Why should the EU not see an expansive authoritarian superpower as an adversary, or, at the very least, a real threat to its continued existence and sovereignty?


China needs Europe to support its export economy because there will never be enough domestic demand to prevent a deflationary spiral. Europe is a rational actor China can expect to act rationally in trade, and Europe can benefit from that.

The US has nothing to offer Europe except LNG that Europe cannot produce itself, or obtain from China at better price or quality. Canada has ~200 years of LNG reserves and can ship to Europe from LNG Canada.

https://tradingeconomics.com/european-union/imports/united-s...

https://ember-energy.org/data/china-cleantech-exports-data-e...

The True Cost of China's Falling Prices - https://news.ycombinator.com/item?id=45876691 - November 2025

https://www.foreignaffairs.com/united-states/americas-self-d...

> In 1995, China accounted for less than five percent of global manufacturing output. By 2010, that number had jumped to around a quarter, and today it stands at nearly a third.


> The US has nothing to offer Europe except LNG that Europe cannot produce itself, or obtain from China at better price or quality. Canada has ~200 years of LNG reserves and can ship to Europe from LNG Canada.

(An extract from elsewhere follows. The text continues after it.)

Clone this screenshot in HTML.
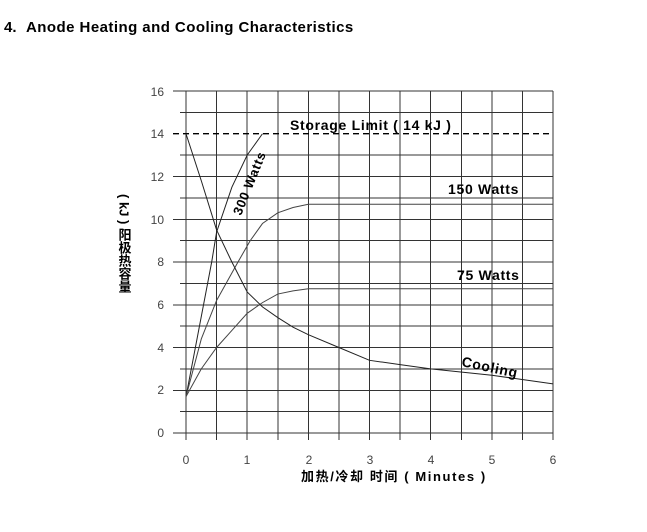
<!DOCTYPE html>
<html><head><meta charset="utf-8"><style>
body{margin:0;background:#fff;width:647px;height:532px;overflow:hidden;font-family:"Liberation Sans","Noto Sans CJK SC",sans-serif}
svg{position:absolute;left:0;top:0}
</style></head><body>
<svg width="647" height="532" xmlns="http://www.w3.org/2000/svg" font-family="Liberation Sans, Noto Sans CJK SC, sans-serif">
<text x="4" y="32" font-size="15" font-weight="bold" fill="#000">4.</text>
<text x="26" y="32" font-size="15" font-weight="bold" fill="#000" letter-spacing="0.45">Anode Heating and Cooling Characteristics</text>
<g stroke="#333" stroke-width="1" shape-rendering="crispEdges">
<line x1="173" y1="91" x2="553" y2="91"/><line x1="180" y1="112.4" x2="553" y2="112.4"/>
<line x1="180" y1="155.1" x2="553" y2="155.1"/><line x1="173" y1="176.5" x2="553" y2="176.5"/>
<line x1="180" y1="197.9" x2="553" y2="197.9"/><line x1="173" y1="219.3" x2="553" y2="219.3"/>
<line x1="180" y1="240.6" x2="553" y2="240.6"/><line x1="173" y1="262" x2="553" y2="262"/>
<line x1="180" y1="283.4" x2="553" y2="283.4"/><line x1="173" y1="304.8" x2="553" y2="304.8"/>
<line x1="180" y1="326.1" x2="553" y2="326.1"/><line x1="173" y1="347.5" x2="553" y2="347.5"/>
<line x1="180" y1="368.9" x2="553" y2="368.9"/><line x1="173" y1="390.3" x2="553" y2="390.3"/>
<line x1="180" y1="411.6" x2="553" y2="411.6"/><line x1="173" y1="433" x2="553" y2="433"/>
<line x1="186" y1="91" x2="186" y2="440"/><line x1="216.6" y1="91" x2="216.6" y2="440"/>
<line x1="247.2" y1="91" x2="247.2" y2="440"/><line x1="277.8" y1="91" x2="277.8" y2="440"/>
<line x1="308.3" y1="91" x2="308.3" y2="440"/><line x1="338.9" y1="91" x2="338.9" y2="440"/>
<line x1="369.5" y1="91" x2="369.5" y2="440"/><line x1="400.1" y1="91" x2="400.1" y2="440"/>
<line x1="430.7" y1="91" x2="430.7" y2="440"/><line x1="461.3" y1="91" x2="461.3" y2="440"/>
<line x1="491.9" y1="91" x2="491.9" y2="440"/><line x1="522.4" y1="91" x2="522.4" y2="440"/>
<line x1="553" y1="91" x2="553" y2="440"/>
</g>
<line x1="173" y1="133.7" x2="553" y2="133.7" stroke="#000" stroke-width="1.3" stroke-dasharray="6,4"/>
<g transform="translate(186,433) scale(61.17,-21.375)" fill="none" stroke="#222" stroke-width="1" >
<polyline vector-effect="non-scaling-stroke" points="0,1.7 0.42,8 0.5,9.4 0.75,11.5 1,13 1.25,14"/>
<polyline vector-effect="non-scaling-stroke" stroke="#444" points="0,1.7 0.25,4.4 0.5,6.2 0.85,8 1.05,9 1.25,9.8 1.5,10.3 1.75,10.55 2,10.7 6,10.7"/>
<polyline vector-effect="non-scaling-stroke" stroke="#444" points="0,1.7 0.25,3 0.5,4 0.75,4.8 1,5.6 1.25,6.1 1.5,6.5 1.75,6.65 2,6.75 6,6.75"/>
<polyline vector-effect="non-scaling-stroke" points="0,14 0.25,11.8 0.5,9.5 0.75,8 1,6.6 1.25,5.9 1.5,5.4 1.75,4.95 2,4.6 2.5,4 3,3.4 3.5,3.2 4,3 5,2.7 6,2.3"/>
</g>
<g font-size="12" fill="#444" text-anchor="end">
<text x="164" y="96">16</text><text x="164" y="138">14</text><text x="164" y="181">12</text>
<text x="164" y="224">10</text><text x="164" y="266">8</text><text x="164" y="309">6</text>
<text x="164" y="352">4</text><text x="164" y="394">2</text><text x="164" y="437">0</text>
</g>
<g font-size="12" fill="#444" text-anchor="middle">
<text x="186" y="464">0</text><text x="247" y="464">1</text><text x="309" y="464">2</text>
<text x="370" y="464">3</text><text x="431" y="464">4</text><text x="492" y="464">5</text><text x="553" y="464">6</text>
</g>
<g font-size="14" font-weight="bold" fill="#000" letter-spacing="0.7">
<text x="290" y="130">Storage Limit ( 14 kJ )</text>
<text x="448" y="194">150 Watts</text>
<text x="457" y="280">75 Watts</text>
<text transform="translate(461,366) rotate(12)">Cooling</text>
<text transform="translate(241,216) rotate(-68)" font-size="13" letter-spacing="0.8">300 Watts</text>
</g>
<text x="301" y="481" font-size="13" font-weight="bold" fill="#000" letter-spacing="1.6">加热/冷却  时间 ( Minutes )</text>
<text transform="translate(124,194)" font-size="13" font-weight="bold" fill="#000" style="writing-mode:vertical-rl">( kJ ) 阳极热容量</text>
</svg>
</body></html>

This line here makes it clear to me you've never really researched any of this. Canada doesn't have the ability to export that to anywhere but the USA and refuses to even consider building another pipeline.


https://www.shell.com/news-and-insights/our-stories/lng-cana... ("July 1, 2025: With production underway in Kitimat on Canada’s west coast, LNG Canada connects natural gas from British Columbia to Asian markets. Explore the project with our interactive map, read about the extraordinary engineering behind LNG Canada, and watch the videos to learn more about LNG.")

https://en.wikipedia.org/wiki/LNG_Canada

https://www.gem.wiki/LNG_Canada_Terminal

https://www.lngcanada.ca/

https://news.ycombinator.com/item?id=43322266

https://www.cer-rec.gc.ca/en/data-analysis/facilities-we-reg...

https://www.politico.eu/article/canada-lng-europe-tim-hodgso...

(commodity market participant)


China is not exporting LNG at all, did you mean Canada?

The US is still a very large and attractive market for European exporters, and it would at the very least substantially least hurt Europeans if they had to fully substitute the US with China as a trade partner.


Apologies if my phrasing was not concise. The idea I intended to communication was "Europe can get all the LNG they want from Canada, and anything manufactured from China."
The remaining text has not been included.